Berlin (epd). Der Sachverständigenrat deutscher Stiftungen für Integration und Migration hat Deutschland und andere EU-Staaten angesichts der Corona-Pandemie zur Hilfe für Flüchtlinge auf den griechischen Inseln aufgefordert. Die Zustände dort seien "in hygienischer und medizinischer Sicht desaströs", angesichts der Pandemie drohe eine humanitäre Katastrophe, heißt es in einem am Dienstag vom Sachverständigenrat veröffentlichten Positionspapier. Die Vorsitzende Petra Bendel erklärte, die Lager müssten dringend evakuiert werden.
Das Vorhaben zur Reform des Gemeinsamen Europäischen Asylsystems (GEAS) drohe vollständig von der Pandemie überlagert zu werden, heißt es weiter im Papier. Dass die Mitgliedstaaten dafür sorgen, dass die Lage auf den griechischen Inseln nicht zur Katastrophe wird, sei aber ein "absolutes Minimum", drängen die Experten.
Sie schreiben, es müsse kurzfristig eine "Koalition der Willigen" geben, die sich darauf konzentriert Schutzsuchende auf andere EU-Staaten zu verteilen. Zudem schreiben sie, Griechenland müsse Vorgaben einhalten sowie Hilfe erhalten und annehmen, etwa durch Nahrungsmittel, technische Anlagen und medizinische Teams.
Auf EU-Ebene haben sich bislang acht Länder gefunden, darunter Deutschland, die bereit sind, mindestens 1.600 Minderjährige und andere besonders Schutzbedürftige von den griechischen Inseln aufzunehmen. Die vor mehr als zwei Wochen von den jeweiligen Innenministern getroffene Absprache ist bislang nicht umgesetzt. Die Bundesregierung betonte am Montag erneut, sie wolle dies "zeitnah" umsetzen, verwies aber auf die Zuständigkeit der EU-Kommission. Dort hieß es auf Anfrage, einen konkreten Zeitplan gebe es nicht, weil die Corona-Pandemie derzeit Priorität habe.

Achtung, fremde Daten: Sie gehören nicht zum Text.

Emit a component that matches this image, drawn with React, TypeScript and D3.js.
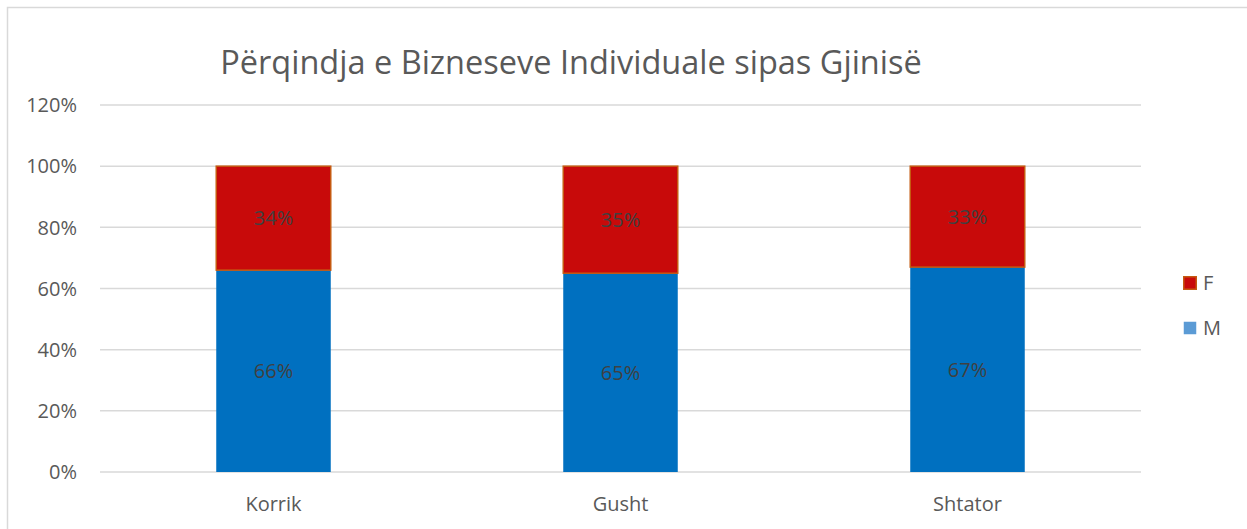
import { useEffect, useRef } from 'react'
import * as d3 from 'd3'

const months = ['Korrik', 'Gusht', 'Shtator']
const maleShare = [0.66, 0.65, 0.67]
const femaleShare = [0.34, 0.35, 0.33]
const yTicks = [0, 0.2, 0.4, 0.6, 0.8, 1.0, 1.2]
const title = 'Përqindja e Bizneseve Individuale sipas Gjinisë'

const W = 1247
const H = 529
const FONT = '"Open Sans", sans-serif'

export default function App() {
  const svgRef = useRef<SVGSVGElement>(null)

  useEffect(() => {
    document.body.style.margin = '0'
    if (!svgRef.current) return
    const svg = d3.select(svgRef.current)
    svg.selectAll('*').remove()

    const margin = { top: 105, right: 106, bottom: 57, left: 100 }
    const width = W - margin.left - margin.right
    const height = H - margin.top - margin.bottom

    // outer chart border
    svg.append('rect')
      .attr('x', 7.5).attr('y', 7.5)
      .attr('width', W + 10).attr('height', H + 10)
      .attr('fill', 'white')
      .attr('stroke', '#d9d9d9')
      .attr('stroke-width', 1.5)

    const g = svg.append('g').attr('transform', `translate(${margin.left},${margin.top})`)

    const x = d3.scaleBand().domain(months).range([0, width]).paddingInner(0.67).paddingOuter(0.335)
    const y = d3.scaleLinear().domain([0, 1.2]).range([height, 0])

    g.selectAll('line.grid')
      .data(yTicks)
      .join('line')
      .attr('class', 'grid')
      .attr('x1', 0).attr('x2', width)
      .attr('y1', d => y(d)).attr('y2', d => y(d))
      .attr('stroke', '#d9d9d9')
      .attr('stroke-width', 1.5)

    g.selectAll('text.ytick')
      .data(yTicks)
      .join('text')
      .attr('class', 'ytick')
      .attr('x', -23)
      .attr('y', d => y(d))
      .attr('dy', '0.36em')
      .attr('text-anchor', 'end')
      .attr('fill', '#595959')
      .style('font-family', FONT)
      .style('font-size', '20px')
      .text(d => d3.format('.0%')(d))

    const rows = months.map((m, i) => ({ m, male: maleShare[i], female: femaleShare[i] }))

    g.selectAll('rect.male')
      .data(rows)
      .join('rect')
      .attr('class', 'male')
      .attr('x', d => x(d.m)!)
      .attr('width', x.bandwidth())
      .attr('y', d => y(d.male))
      .attr('height', d => y(0) - y(d.male))
      .attr('fill', '#0070c0')

    g.selectAll('rect.female')
      .data(rows)
      .join('rect')
      .attr('class', 'female')
      .attr('x', d => x(d.m)!)
      .attr('width', x.bandwidth())
      .attr('y', d => y(d.male + d.female))
      .attr('height', d => y(d.male) - y(d.male + d.female))
      .attr('fill', '#c80a0a')
      .attr('stroke', '#c55a11')
      .attr('stroke-width', 1.5)

    g.selectAll('text.mlab')
      .data(rows)
      .join('text')
      .attr('class', 'mlab')
      .attr('x', d => x(d.m)! + x.bandwidth() / 2)
      .attr('y', d => y(d.male / 2))
      .attr('dy', '0.36em')
      .attr('text-anchor', 'middle')
      .attr('fill', '#404040')
      .style('font-family', FONT)
      .style('font-size', '20px')
      .text(d => d3.format('.0%')(d.male))

    g.selectAll('text.flab')
      .data(rows)
      .join('text')
      .attr('class', 'flab')
      .attr('x', d => x(d.m)! + x.bandwidth() / 2)
      .attr('y', d => y(d.male + d.female / 2))
      .attr('dy', '0.36em')
      .attr('text-anchor', 'middle')
      .attr('fill', '#404040')
      .style('font-family', FONT)
      .style('font-size', '20px')
      .text(d => d3.format('.0%')(d.female))

    g.selectAll('text.xtick')
      .data(months)
      .join('text')
      .attr('class', 'xtick')
      .attr('x', d => x(d)! + x.bandwidth() / 2)
      .attr('y', height + 39)
      .attr('text-anchor', 'middle')
      .attr('fill', '#595959')
      .style('font-family', FONT)
      .style('font-size', '20px')
      .text(d => d)

    svg.append('text')
      .attr('x', 571)
      .attr('y', 74)
      .attr('text-anchor', 'middle')
      .attr('fill', '#595959')
      .style('font-family', FONT)
      .style('font-size', '32.5px')
      .text(title)

    const legend = svg.append('g').attr('transform', 'translate(1183, 276)')
    const items = [
      { key: 'F', fill: '#c80a0a', stroke: '#c55a11' },
      { key: 'M', fill: '#5b9bd5', stroke: 'none' },
    ]
    items.forEach((it, i) => {
      const row = legend.append('g').attr('transform', `translate(0, ${i * 45})`)
      row.append('rect')
        .attr('x', 0.75).attr('y', 0.75)
        .attr('width', 12.5).attr('height', 12.5)
        .attr('fill', it.fill)
        .attr('stroke', it.stroke)
        .attr('stroke-width', 1.5)
      row.append('text')
        .attr('x', 20)
        .attr('y', 7)
        .attr('dy', '0.36em')
        .attr('fill', '#595959')
        .style('font-family', FONT)
        .style('font-size', '20px')
        .text(it.key)
    })
  }, [])

  return <svg ref={svgRef} width={W} height={H} style={{ display: 'block' }} />
}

Die Sachverständigenrat-Vorsitzende Bendel forderte die Bundesregierung auf, mehr Flüchtlinge von den Inseln aufzunehmen als bislang zugesagt. Das Positionspapier kritisiert auch die Lage an der türkisch-griechischen Grenze, an der Asylverfahren derzeit ausgesetzt sind. Die Sachverständigen beschäftigen sich zudem mit der Reform des europäischen Asylsystems. Die aktuellen Krisen zeigten, wie nötig Änderungen seien. Es drohten ansonsten weitere Zuspitzungen, auf die die EU strukturell bislang nicht genügend vorbereitet sei.